Tuesday, January 25, 2005
timing is not everything
-- Oklahoma soundly defeated Oklahoma State last night, affirming Kelvin Sampson's status as among college basketball's elite coaches -- despite a down year or two -- and (more or less) introducing Drew Lavender to the nation. Kevin Bookout and Taj Gray both played well, whereas OSU's John "garbage time" Lucas did not. With five minutes left in the first half, OSU was in danger of pulling a Washington State.-- Stanford's Dan Grunfeld the nation's most improved player? He's scoring 18.6 a game after contributing only 3.9 last year.
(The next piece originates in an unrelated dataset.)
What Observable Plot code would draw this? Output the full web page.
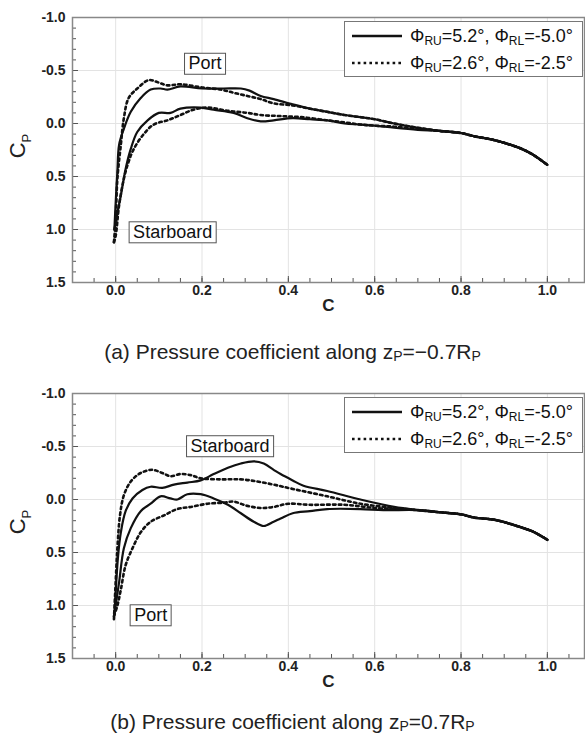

-- Dirk Chatelain of the Omaha (NE) World-Press wonders how good is the Big 12? His answer? Not very good. But only because Chatelain puts too much stock in Kansas' loss to 'Nova, not enough hope in Oklahoma's return to glory, and demonstrates precious little respect for either Oklahoma State's or Texas A&M's March potential.
-- Great! Now, instead of not watching Mountain West Conference basketball games at midnight on ESPN, I can not watch them at 10 PM on CSTV.
-- Now that I reside in the greater Washington, D.C. metropolitan area rather than the greater Boston metropolitan area, what can you expect? More from the Post (e.g. here and here) and less from the Globe (e.g. here). Ivan Carter of the Washington Post fails to give his home-town squad a little respect, arguing the Colonials are unlikely to receive an NCAA Tournament bid without winning the Atlantic 10. After Saturday's loss to Richmond, I tend to agree. Still, a good article about George Washington's lack of consistency.